::: PROVIDED INFORMATION

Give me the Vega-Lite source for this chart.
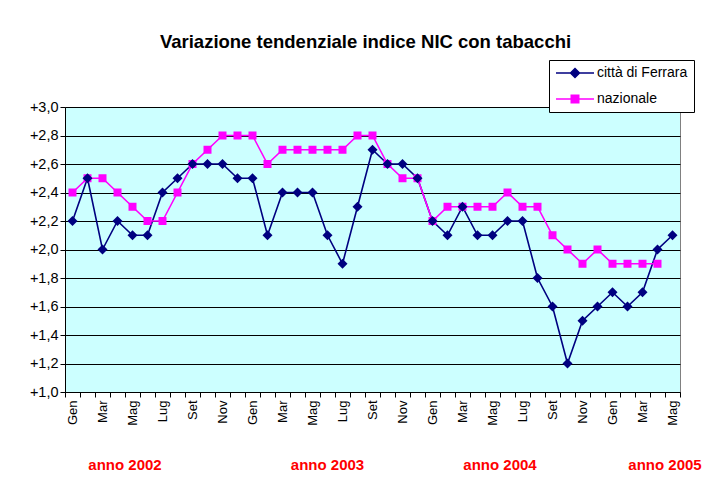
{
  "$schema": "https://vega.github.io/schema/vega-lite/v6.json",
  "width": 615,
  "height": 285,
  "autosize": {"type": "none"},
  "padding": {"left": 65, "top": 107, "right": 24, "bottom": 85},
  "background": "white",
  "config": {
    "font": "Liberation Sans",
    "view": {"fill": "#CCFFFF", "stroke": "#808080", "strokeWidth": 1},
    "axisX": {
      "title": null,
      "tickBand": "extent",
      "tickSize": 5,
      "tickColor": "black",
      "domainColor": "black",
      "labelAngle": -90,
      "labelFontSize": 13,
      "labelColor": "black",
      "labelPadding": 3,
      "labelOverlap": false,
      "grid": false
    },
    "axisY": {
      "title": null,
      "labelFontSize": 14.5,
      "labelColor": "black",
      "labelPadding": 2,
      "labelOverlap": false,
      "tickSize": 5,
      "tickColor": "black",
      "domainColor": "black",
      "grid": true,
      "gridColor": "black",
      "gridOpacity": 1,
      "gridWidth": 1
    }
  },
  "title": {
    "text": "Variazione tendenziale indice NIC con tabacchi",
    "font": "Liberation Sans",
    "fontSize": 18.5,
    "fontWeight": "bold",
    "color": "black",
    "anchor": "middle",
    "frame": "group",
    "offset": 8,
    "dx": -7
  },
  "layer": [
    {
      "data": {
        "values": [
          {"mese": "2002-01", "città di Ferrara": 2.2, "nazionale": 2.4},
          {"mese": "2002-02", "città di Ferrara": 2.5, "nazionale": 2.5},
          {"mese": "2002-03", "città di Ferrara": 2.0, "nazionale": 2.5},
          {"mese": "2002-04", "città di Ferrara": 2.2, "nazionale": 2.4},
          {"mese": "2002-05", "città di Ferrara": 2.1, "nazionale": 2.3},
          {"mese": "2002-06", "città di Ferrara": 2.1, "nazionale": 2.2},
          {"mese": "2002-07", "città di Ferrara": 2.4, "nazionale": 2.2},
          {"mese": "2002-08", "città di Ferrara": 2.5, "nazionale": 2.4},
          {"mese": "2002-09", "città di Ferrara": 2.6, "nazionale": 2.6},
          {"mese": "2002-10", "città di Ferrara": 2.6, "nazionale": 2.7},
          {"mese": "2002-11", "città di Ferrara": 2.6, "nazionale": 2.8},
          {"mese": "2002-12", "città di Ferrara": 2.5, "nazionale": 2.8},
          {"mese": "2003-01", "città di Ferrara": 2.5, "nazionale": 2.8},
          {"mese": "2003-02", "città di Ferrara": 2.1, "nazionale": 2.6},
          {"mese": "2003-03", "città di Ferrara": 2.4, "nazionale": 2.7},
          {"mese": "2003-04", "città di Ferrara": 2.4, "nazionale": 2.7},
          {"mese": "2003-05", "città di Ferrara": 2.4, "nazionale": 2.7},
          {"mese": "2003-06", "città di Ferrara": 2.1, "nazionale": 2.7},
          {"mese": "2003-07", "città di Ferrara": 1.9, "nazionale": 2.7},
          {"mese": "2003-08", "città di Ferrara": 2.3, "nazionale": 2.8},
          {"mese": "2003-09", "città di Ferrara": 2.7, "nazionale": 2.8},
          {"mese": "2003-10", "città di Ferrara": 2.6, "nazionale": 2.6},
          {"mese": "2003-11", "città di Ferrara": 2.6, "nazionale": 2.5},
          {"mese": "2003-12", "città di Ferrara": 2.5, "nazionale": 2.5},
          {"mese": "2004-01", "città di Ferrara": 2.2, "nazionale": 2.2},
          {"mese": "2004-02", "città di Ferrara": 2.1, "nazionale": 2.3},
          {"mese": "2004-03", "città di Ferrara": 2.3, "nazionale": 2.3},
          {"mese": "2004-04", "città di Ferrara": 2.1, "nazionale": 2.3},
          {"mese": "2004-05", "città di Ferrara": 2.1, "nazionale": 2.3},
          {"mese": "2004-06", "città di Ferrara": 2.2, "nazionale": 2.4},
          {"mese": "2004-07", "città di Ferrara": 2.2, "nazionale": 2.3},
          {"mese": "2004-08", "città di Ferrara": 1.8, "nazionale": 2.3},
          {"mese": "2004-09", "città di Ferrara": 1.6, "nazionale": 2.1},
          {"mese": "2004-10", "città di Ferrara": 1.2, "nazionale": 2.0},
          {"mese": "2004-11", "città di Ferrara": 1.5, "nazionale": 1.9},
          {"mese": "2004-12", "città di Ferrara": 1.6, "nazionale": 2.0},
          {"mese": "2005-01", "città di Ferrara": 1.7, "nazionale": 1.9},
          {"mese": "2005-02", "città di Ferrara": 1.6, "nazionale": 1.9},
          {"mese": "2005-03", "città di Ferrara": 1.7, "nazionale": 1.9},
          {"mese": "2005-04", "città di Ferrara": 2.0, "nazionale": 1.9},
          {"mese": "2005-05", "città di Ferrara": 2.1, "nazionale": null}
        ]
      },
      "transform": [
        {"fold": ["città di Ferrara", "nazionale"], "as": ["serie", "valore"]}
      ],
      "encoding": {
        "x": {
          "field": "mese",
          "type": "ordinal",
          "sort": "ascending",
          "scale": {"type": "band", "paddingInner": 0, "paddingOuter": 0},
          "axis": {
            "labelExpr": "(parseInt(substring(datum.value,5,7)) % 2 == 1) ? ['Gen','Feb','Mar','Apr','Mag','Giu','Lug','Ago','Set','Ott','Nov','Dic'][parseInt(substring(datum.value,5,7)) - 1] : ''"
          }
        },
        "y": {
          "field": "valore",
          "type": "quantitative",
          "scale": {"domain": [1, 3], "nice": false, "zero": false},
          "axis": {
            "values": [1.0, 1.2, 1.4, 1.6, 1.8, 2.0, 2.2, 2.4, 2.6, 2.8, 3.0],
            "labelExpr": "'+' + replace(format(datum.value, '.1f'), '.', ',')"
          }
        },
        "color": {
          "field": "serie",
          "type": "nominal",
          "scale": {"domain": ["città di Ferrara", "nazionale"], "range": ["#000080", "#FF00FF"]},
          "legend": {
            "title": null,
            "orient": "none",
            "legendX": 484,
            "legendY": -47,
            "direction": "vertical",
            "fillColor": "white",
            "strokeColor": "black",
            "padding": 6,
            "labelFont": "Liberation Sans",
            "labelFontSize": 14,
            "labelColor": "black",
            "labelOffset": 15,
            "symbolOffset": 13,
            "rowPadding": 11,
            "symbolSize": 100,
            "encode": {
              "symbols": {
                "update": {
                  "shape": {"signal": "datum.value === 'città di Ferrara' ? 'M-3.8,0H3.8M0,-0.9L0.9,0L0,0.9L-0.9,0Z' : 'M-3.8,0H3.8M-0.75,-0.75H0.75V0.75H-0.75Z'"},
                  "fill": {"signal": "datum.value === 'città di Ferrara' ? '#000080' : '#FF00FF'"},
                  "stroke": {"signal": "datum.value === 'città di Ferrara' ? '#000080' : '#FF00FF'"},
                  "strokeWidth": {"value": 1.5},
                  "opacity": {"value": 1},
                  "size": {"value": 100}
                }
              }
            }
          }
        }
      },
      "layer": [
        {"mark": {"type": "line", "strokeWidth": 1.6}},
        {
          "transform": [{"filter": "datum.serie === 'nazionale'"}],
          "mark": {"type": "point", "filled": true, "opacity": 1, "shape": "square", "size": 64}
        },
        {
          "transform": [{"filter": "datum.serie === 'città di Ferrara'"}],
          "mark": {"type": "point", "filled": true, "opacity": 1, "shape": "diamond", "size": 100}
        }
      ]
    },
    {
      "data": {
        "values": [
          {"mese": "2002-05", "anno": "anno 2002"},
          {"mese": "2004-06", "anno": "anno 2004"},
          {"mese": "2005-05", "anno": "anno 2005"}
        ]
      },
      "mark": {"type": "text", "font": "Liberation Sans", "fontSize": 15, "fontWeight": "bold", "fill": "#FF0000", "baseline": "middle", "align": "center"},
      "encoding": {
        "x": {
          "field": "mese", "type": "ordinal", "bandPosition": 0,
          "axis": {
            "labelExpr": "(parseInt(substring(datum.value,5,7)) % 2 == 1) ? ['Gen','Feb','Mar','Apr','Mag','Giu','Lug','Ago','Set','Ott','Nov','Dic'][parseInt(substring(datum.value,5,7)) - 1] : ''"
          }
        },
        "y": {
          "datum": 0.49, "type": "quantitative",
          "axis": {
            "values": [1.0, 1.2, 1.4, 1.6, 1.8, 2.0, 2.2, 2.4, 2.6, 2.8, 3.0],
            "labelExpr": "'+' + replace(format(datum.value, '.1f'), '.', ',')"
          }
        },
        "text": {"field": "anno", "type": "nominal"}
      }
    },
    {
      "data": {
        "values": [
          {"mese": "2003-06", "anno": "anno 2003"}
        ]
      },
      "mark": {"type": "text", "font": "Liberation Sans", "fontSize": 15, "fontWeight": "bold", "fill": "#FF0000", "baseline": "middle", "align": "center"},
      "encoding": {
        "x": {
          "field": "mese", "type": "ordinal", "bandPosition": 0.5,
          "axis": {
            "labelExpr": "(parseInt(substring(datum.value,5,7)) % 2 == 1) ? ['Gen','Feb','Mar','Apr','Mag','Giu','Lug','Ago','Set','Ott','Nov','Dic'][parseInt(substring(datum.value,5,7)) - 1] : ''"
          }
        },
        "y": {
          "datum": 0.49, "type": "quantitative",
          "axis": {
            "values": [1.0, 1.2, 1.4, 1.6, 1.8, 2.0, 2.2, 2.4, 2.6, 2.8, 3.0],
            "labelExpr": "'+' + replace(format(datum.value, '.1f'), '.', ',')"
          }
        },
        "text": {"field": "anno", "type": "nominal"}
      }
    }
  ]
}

::::::
::: PROVIDED INFORMATION

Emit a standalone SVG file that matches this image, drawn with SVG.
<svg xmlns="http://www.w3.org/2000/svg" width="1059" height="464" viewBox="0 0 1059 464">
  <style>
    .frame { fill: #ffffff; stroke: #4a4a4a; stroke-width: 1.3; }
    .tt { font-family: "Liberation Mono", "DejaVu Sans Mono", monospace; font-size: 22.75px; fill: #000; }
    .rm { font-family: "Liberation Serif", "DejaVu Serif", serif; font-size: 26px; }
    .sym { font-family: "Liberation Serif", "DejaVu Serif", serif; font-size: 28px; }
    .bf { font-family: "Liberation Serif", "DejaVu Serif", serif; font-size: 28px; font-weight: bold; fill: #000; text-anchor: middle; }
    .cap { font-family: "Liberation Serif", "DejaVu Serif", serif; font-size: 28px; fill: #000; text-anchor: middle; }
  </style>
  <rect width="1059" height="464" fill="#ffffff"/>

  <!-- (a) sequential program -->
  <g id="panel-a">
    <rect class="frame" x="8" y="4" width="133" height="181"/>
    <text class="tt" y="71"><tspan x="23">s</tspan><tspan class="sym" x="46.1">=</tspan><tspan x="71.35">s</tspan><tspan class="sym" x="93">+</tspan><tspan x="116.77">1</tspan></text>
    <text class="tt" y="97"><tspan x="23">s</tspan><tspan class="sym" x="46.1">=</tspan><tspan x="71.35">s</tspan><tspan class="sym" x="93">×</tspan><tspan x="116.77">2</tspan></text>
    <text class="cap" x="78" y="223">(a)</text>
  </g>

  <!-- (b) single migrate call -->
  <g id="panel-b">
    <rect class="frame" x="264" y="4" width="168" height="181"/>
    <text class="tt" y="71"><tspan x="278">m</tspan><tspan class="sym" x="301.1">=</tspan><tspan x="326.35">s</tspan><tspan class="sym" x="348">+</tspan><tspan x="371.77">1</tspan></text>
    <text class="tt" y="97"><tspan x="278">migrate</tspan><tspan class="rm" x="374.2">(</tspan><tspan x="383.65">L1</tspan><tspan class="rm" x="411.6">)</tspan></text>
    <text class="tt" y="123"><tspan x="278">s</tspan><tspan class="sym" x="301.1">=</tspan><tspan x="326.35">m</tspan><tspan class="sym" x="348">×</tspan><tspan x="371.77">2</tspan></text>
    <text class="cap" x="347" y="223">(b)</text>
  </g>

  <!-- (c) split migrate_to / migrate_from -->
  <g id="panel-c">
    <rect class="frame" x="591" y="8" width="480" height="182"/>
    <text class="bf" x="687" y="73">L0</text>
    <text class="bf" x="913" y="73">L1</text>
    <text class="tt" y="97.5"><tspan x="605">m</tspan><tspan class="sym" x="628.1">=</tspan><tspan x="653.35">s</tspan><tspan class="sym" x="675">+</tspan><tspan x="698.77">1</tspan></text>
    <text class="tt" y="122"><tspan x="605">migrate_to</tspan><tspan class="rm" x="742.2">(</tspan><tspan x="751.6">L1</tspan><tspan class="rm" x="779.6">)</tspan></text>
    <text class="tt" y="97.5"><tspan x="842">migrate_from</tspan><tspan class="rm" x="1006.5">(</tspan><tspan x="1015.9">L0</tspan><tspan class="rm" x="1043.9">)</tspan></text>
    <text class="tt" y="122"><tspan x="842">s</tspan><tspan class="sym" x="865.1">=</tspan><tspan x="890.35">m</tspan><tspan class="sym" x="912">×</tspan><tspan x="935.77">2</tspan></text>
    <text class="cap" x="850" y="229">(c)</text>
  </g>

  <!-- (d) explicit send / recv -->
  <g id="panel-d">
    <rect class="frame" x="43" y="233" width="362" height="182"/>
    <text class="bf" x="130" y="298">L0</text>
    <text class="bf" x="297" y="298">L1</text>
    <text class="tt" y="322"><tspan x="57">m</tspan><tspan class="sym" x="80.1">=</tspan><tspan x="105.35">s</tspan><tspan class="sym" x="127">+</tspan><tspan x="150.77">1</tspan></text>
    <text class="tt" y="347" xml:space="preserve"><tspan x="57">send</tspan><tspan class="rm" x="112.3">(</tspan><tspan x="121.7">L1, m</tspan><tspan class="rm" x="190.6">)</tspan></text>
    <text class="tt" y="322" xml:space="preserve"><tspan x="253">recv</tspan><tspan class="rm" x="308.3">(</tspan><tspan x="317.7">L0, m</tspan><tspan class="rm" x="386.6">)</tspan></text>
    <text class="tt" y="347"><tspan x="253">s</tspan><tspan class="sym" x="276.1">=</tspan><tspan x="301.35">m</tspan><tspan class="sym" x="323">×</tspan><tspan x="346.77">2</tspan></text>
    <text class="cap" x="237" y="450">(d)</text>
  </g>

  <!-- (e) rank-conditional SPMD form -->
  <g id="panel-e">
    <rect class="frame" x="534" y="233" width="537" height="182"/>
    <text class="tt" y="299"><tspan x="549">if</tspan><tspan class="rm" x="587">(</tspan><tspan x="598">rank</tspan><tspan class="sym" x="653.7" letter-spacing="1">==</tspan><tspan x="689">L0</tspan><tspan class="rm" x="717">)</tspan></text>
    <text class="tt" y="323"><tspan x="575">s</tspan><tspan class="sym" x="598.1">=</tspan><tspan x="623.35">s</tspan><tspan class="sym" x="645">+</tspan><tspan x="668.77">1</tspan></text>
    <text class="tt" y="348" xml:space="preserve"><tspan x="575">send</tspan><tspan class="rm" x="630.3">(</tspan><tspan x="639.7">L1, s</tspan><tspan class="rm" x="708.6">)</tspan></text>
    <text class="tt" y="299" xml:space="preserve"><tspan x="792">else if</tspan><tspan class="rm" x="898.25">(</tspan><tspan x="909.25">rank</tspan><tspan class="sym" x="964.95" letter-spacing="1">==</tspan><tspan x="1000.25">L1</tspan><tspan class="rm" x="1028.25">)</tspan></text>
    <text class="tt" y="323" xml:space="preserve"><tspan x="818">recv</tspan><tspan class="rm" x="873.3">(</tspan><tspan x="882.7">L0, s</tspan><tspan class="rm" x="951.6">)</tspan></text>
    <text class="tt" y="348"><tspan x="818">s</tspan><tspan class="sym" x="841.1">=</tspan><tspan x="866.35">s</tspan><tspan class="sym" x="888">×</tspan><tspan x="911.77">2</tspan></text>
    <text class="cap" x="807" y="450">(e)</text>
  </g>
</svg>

::::::
::: PROVIDED INFORMATION

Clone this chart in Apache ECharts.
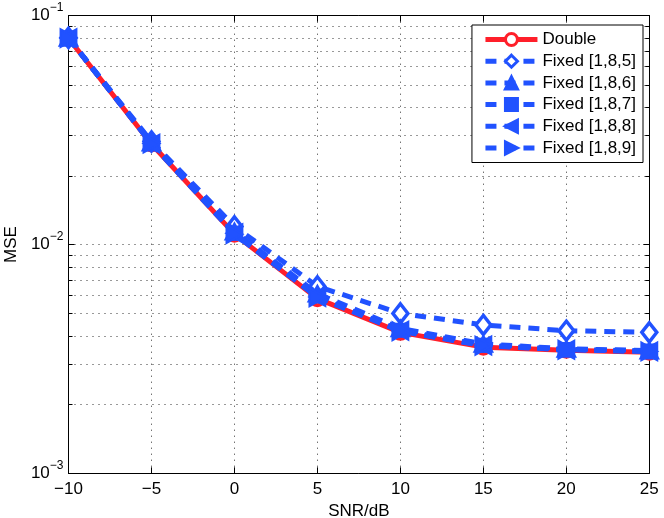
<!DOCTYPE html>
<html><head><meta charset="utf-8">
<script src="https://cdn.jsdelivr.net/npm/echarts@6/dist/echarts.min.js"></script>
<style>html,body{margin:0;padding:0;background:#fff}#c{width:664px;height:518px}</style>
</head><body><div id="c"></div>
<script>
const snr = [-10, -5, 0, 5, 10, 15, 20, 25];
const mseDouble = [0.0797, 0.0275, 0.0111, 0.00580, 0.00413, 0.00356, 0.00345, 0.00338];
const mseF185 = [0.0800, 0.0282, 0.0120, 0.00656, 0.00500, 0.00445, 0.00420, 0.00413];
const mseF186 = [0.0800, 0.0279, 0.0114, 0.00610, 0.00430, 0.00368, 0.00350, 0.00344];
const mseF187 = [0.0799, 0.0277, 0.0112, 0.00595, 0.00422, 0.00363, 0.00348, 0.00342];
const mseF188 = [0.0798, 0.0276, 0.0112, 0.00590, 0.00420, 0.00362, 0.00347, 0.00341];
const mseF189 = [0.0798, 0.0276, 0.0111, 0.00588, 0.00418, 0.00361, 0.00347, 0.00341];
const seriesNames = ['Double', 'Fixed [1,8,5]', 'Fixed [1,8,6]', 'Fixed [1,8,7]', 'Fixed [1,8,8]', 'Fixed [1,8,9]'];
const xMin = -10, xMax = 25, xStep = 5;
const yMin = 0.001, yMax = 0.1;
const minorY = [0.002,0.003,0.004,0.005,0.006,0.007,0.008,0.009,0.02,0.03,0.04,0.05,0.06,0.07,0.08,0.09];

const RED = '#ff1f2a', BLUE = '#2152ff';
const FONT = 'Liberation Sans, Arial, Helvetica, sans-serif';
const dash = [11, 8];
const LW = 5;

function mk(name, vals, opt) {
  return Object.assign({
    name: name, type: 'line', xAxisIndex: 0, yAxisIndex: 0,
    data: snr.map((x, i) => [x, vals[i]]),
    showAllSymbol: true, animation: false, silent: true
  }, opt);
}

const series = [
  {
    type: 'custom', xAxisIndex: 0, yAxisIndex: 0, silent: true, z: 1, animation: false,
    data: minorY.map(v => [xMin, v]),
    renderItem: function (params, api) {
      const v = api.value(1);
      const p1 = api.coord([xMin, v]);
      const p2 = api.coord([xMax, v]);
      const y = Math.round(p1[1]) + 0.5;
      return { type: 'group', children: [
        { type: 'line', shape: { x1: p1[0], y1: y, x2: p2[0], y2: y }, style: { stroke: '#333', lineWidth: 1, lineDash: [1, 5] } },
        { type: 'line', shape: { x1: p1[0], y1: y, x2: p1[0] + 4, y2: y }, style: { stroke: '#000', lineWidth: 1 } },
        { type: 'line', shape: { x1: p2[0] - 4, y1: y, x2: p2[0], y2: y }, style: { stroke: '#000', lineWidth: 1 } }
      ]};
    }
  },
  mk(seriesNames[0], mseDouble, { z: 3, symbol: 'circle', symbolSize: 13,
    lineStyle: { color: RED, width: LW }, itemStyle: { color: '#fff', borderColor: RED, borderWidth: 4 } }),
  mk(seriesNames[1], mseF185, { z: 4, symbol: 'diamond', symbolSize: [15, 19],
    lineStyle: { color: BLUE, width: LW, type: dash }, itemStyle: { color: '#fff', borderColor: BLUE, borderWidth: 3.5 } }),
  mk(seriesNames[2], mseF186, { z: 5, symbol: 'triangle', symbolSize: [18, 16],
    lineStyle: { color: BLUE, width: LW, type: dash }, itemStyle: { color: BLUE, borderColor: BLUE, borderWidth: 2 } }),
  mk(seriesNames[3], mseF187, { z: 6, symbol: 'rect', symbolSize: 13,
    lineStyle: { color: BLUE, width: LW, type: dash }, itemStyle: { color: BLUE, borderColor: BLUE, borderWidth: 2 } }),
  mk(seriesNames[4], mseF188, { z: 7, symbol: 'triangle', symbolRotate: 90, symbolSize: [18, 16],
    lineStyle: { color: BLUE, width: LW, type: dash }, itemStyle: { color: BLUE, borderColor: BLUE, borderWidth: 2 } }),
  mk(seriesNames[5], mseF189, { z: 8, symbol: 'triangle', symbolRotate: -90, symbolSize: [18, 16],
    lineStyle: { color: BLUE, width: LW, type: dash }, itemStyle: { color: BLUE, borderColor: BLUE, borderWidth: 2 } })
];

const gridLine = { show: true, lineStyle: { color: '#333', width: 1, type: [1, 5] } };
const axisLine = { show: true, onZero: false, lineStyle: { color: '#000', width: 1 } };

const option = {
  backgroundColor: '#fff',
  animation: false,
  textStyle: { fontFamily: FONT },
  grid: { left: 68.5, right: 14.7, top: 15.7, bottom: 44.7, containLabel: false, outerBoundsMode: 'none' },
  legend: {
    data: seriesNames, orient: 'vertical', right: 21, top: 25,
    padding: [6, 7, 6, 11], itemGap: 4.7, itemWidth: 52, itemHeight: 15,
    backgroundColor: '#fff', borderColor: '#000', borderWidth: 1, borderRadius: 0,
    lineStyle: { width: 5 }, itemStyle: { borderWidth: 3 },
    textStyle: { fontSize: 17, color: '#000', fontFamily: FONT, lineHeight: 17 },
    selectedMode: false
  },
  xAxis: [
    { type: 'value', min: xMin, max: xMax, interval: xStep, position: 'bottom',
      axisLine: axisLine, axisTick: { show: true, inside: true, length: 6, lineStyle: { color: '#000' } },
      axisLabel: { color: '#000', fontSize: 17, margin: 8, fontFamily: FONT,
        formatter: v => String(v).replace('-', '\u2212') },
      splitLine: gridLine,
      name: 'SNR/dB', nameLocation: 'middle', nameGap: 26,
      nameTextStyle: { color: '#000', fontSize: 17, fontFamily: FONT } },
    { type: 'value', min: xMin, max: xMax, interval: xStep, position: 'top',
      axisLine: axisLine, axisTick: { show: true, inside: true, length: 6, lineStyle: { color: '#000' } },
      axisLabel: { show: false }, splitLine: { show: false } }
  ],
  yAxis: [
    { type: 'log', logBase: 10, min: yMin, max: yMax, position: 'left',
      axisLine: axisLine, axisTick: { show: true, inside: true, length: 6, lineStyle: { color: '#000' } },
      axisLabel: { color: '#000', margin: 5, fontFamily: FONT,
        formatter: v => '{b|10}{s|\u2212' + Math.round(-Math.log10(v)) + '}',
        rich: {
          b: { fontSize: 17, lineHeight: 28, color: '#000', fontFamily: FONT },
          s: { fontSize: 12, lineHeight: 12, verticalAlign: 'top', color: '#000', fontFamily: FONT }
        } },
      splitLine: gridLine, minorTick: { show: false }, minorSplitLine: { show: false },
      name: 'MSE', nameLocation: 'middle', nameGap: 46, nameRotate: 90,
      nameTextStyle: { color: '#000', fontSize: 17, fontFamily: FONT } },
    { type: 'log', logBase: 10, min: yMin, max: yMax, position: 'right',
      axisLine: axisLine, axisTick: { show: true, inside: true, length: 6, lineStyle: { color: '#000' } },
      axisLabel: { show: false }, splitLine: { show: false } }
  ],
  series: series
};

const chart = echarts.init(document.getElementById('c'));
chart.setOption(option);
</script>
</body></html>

::::::

From the material above, copy each line that includes the word "this".

Give me the Vega-Lite source for this chart.
Emit a standalone SVG file that matches this image, drawn with SVG.
Clone this chart in Apache ECharts.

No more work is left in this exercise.